Wednesday, March 16, 2016
The End of Downton Abbey? by Syndi Powell
"Downton Abbey" has come to an end, much to the disappointment of its millions of fans. Combining fantastic writing, brilliant acting and a sumptuous location, this was a series that raised the bar of what makes good television programming.
As a fan of the show, I was in awe of Julian Fellowes' gift for creating multiple plot lines and keeping them straight through six seasons. He made us root for the heroes and heroines, but also feel empathy towards some of the villains as well. He peeled back the various layers of personality to discover that no matter what station of life you're born into, we all want the same things: acceptance, love and purpose.

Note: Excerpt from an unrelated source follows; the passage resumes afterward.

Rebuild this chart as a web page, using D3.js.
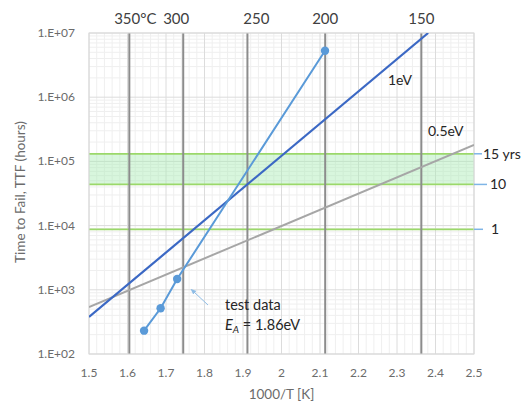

His characters lived beyond the realm of our televisions on Sunday nights to populate not only fan fiction but inspire books, fashion and a resurgence of "old-fashioned" names.
Some of us writers hope to have such a success with a series. So my question is, what made "Downton Abbey" so popular when even the programming directors had their doubts? Here's my opinion of some of those factors:
1. History was made relevant by putting characters of that time in situations that we the audience deal with too. We also worry about the future of our children, the finance of the family, and the state of our country as it goes to war or faces challenges. While we may have been watching a world that no longer exists, we could understand what they were facing.

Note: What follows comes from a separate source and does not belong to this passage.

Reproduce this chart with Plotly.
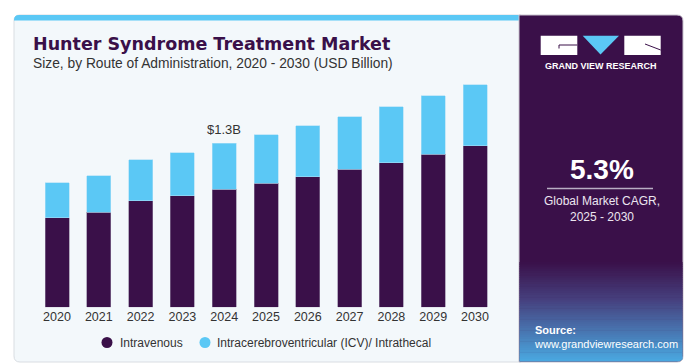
import plotly.graph_objects as go

years = ["2020", "2021", "2022", "2023", "2024", "2025", "2026", "2027", "2028", "2029", "2030"]
intravenous = [0.710, 0.753, 0.843, 0.885, 0.935, 0.983, 1.033, 1.096, 1.146, 1.213, 1.279]
icv_intrathecal = [0.278, 0.290, 0.325, 0.341, 0.365, 0.385, 0.407, 0.415, 0.444, 0.462, 0.486]
series_names = ["Intravenous", "Intracerebroventricular (ICV)/ Intrathecal"]
series_colors = ["#3a1049", "#5bc8f5"]
highlight_year = "2024"
highlight_label = "$1.3B"
cagr_value = "5.3%"
cagr_text = "Global Market CAGR,<br>2025 - 2030"

W, H = 691, 364
PURPLE = "#3a1049"


def px(x):
    return x / W


def py(y):
    return 1 - y / H


def rounded_rect(x0, y0, x1, y1, r, corners=(True, True, True, True)):
    tl, tr, br, bl = corners
    X0, X1 = px(x0), px(x1)
    Y0, Y1 = py(y0), py(y1)
    rx, ry = r / W, r / H
    p = []
    if tl:
        p.append(f"M {X0},{Y0 - ry} Q {X0},{Y0} {X0 + rx},{Y0}")
    else:
        p.append(f"M {X0},{Y0}")
    if tr:
        p.append(f"L {X1 - rx},{Y0} Q {X1},{Y0} {X1},{Y0 - ry}")
    else:
        p.append(f"L {X1},{Y0}")
    if br:
        p.append(f"L {X1},{Y1 + ry} Q {X1},{Y1} {X1 - rx},{Y1}")
    else:
        p.append(f"L {X1},{Y1}")
    if bl:
        p.append(f"L {X0 + rx},{Y1} Q {X0},{Y1} {X0},{Y1 + ry}")
    else:
        p.append(f"L {X0},{Y1}")
    p.append("Z")
    return " ".join(p)


fig = go.Figure()
fig.add_trace(go.Bar(x=years, y=intravenous, name=series_names[0],
                     marker=dict(color=series_colors[0], line=dict(width=0.6, color="#8a7a99")),
                     showlegend=False))
fig.add_trace(go.Bar(x=years, y=icv_intrathecal, name=series_names[1],
                     marker=dict(color=series_colors[1], line=dict(width=0.6, color="#a8def7")),
                     showlegend=False))

totals = [a + b for a, b in zip(intravenous, icv_intrathecal)]
hi = years.index(highlight_year)

shapes = []
shapes.append(dict(type="path", xref="paper", yref="paper",
                   path=rounded_rect(14, 15, 521, 362, 6, (True, False, False, True)),
                   fillcolor="#f3f8fb", line=dict(color="#d9dde2", width=1), layer="below"))
shapes.append(dict(type="path", xref="paper", yref="paper",
                   path=rounded_rect(14, 15, 520, 20.5, 5, (True, False, False, False)),
                   fillcolor="#5bc8f5", line=dict(width=0), layer="below"))
shapes.append(dict(type="path", xref="paper", yref="paper",
                   path=rounded_rect(519, 15, 683, 362, 6, (False, True, True, False)),
                   fillcolor=PURPLE, line=dict(color="#c9c4cf", width=1), layer="below"))


def lerp(c1, c2, t):
    a = [int(c1[i:i + 2], 16) for i in (1, 3, 5)]
    b = [int(c2[i:i + 2], 16) for i in (1, 3, 5)]
    return "#" + "".join(f"{int(round(a[k] + (b[k] - a[k]) * t)):02x}" for k in range(3))


g0, g1 = 262, 361
n = 45
for i in range(n):
    y0 = g0 + (g1 - g0) * i / n
    y1 = g0 + (g1 - g0) * (i + 1) / n + 0.6
    t = (i + 0.5) / n
    if t < 0.38:
        col = lerp(PURPLE, "#46407e", t / 0.38)
    else:
        col = lerp("#46407e", "#4aa8e0", (t - 0.38) / 0.62)
    last = i == n - 1
    shapes.append(dict(type="path", xref="paper", yref="paper",
                       path=rounded_rect(519.5, y0, 682.5, min(y1, 361.5), 5, (False, False, last, False)),
                       fillcolor=col, line=dict(width=0), layer="below"))

shapes.append(dict(type="rect", xref="paper", yref="paper",
                   x0=px(540.7), x1=px(577.3), y0=py(55), y1=py(35.7),
                   fillcolor="white", line=dict(width=0)))
shapes.append(dict(type="path", xref="paper", yref="paper",
                   path=f"M {px(559)},{py(48.5)} L {px(559)},{py(45)} L {px(577.3)},{py(45)}",
                   line=dict(color=PURPLE, width=1)))
shapes.append(dict(type="path", xref="paper", yref="paper",
                   path=f"M {px(582.7)},{py(35.7)} L {px(619)},{py(35.7)} L {px(600.5)},{py(54.5)} Z",
                   fillcolor="#5bc8f5", line=dict(width=0)))
shapes.append(dict(type="rect", xref="paper", yref="paper",
                   x0=px(624.3), x1=px(660.7), y0=py(55), y1=py(35.7),
                   fillcolor="white", line=dict(width=0)))
shapes.append(dict(type="path", xref="paper", yref="paper",
                   path=f"M {px(645)},{py(44)} L {px(660.7)},{py(50)}",
                   line=dict(color=PURPLE, width=1)))
shapes.append(dict(type="line", xref="paper", yref="paper",
                   x0=px(547), x1=px(653), y0=py(188.5), y1=py(188.5),
                   line=dict(color="#b9aec4", width=1.5)))

# legend (circle markers + labels)
legend_marker_x = [107, 205]
legend_text_x = [118, 214.5]
legend_y = 342.5
r = 5.5
for mx, c in zip(legend_marker_x, series_colors):
    shapes.append(dict(type="circle", xref="paper", yref="paper",
                       x0=px(mx - r), x1=px(mx + r), y0=py(legend_y + r), y1=py(legend_y - r),
                       fillcolor=c, line=dict(width=0)))

annotations = [
    dict(text="<b>Hunter Syndrome Treatment Market</b>", x=px(31), y=py(44), xref="paper", yref="paper",
         xanchor="left", yanchor="middle", showarrow=False,
         font=dict(family="DejaVu Sans", size=17.5, color="#3a1049")),
    dict(text="Size, by Route of Administration, 2020 - 2030 (USD Billion)", x=px(31), y=py(63.5),
         xref="paper", yref="paper", xanchor="left", yanchor="middle", showarrow=False,
         font=dict(family="Liberation Sans", size=13.8, color="#333333")),
    dict(text=highlight_label, x=hi, y=totals[hi], xref="x", yref="y",
         xanchor="center", yanchor="bottom", yshift=4, showarrow=False,
         font=dict(family="Liberation Sans", size=13, color="#333333")),
    dict(text="<b>GRAND VIEW RESEARCH</b>", x=px(600.7), y=py(66), xref="paper", yref="paper",
         xanchor="center", yanchor="middle", showarrow=False,
         font=dict(family="Liberation Sans", size=9, color="white")),
    dict(text="<b>" + cagr_value + "</b>", x=px(601.5), y=py(169.5), xref="paper", yref="paper",
         xanchor="center", yanchor="middle", showarrow=False,
         font=dict(family="Liberation Sans", size=28, color="white")),
    dict(text=cagr_text, x=px(601.5), y=py(208.5), xref="paper", yref="paper",
         xanchor="center", yanchor="middle", showarrow=False,
         font=dict(family="Liberation Sans", size=12, color="#ece6f0")),
    dict(text="<b>Source:</b><br>www.grandviewresearch.com", x=px(531.5), y=py(336.5), xref="paper", yref="paper",
         xanchor="left", yanchor="middle", showarrow=False, align="left",
         font=dict(family="Liberation Sans", size=11, color="white")),
]
for tx, name in zip(legend_text_x, series_names):
    annotations.append(dict(text=name, x=px(tx), y=py(legend_y), xref="paper", yref="paper",
                            xanchor="left", yanchor="middle", showarrow=False,
                            font=dict(family="Liberation Sans", size=12, color="#333333")))

y_bottom, y_top_px = 307.3, 70.0
y_range_top = (y_bottom - y_top_px) * (1.3 / 164.0)

fig.update_layout(
    width=W, height=H,
    margin=dict(l=0, r=0, t=0, b=0),
    paper_bgcolor="white",
    plot_bgcolor="rgba(0,0,0,0)",
    barmode="stack",
    bargap=0.426,
    shapes=shapes,
    annotations=annotations,
    xaxis=dict(domain=[px(36.1), px(495.9)], range=[-0.5, 10.5], type="category",
               showgrid=False, zeroline=False, showline=False, ticks="",
               tickfont=dict(family="Liberation Sans", size=12.5, color="#333333")),
    yaxis=dict(domain=[1 - y_bottom / H, 1 - y_top_px / H], range=[0, y_range_top],
               showgrid=False, zeroline=False, showline=False, showticklabels=False),
    showlegend=False,
)

fig.write_html("out.html", config={"displayModeBar": False},
               post_script="document.body.style.margin='0';document.body.style.overflow='hidden';")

2. The attention to the smallest detail created a desire to know more about the time period. Thus the series expanded the audience's attention beyond the one hour it aired on Sunday nights. They wanted to know more and sought out more information.
3. The writing, the writing, the writing. While the acting on the show was superb, they would not have succeeded so well without the words by Julian Fellowes. He had a grasp on the worlds both upstairs and down that you could tell who was who by the words they spoke. We could tell when Lady Violet spoke as compared to Mrs. Crawley or Mrs. Padmore. Each characters' speech rang true with who they were. Fellowes also juggled multiple storylines and was able to tie things up in a tidy bow by the end (while leaving room for future movies).
I loved this series and will miss it dearly.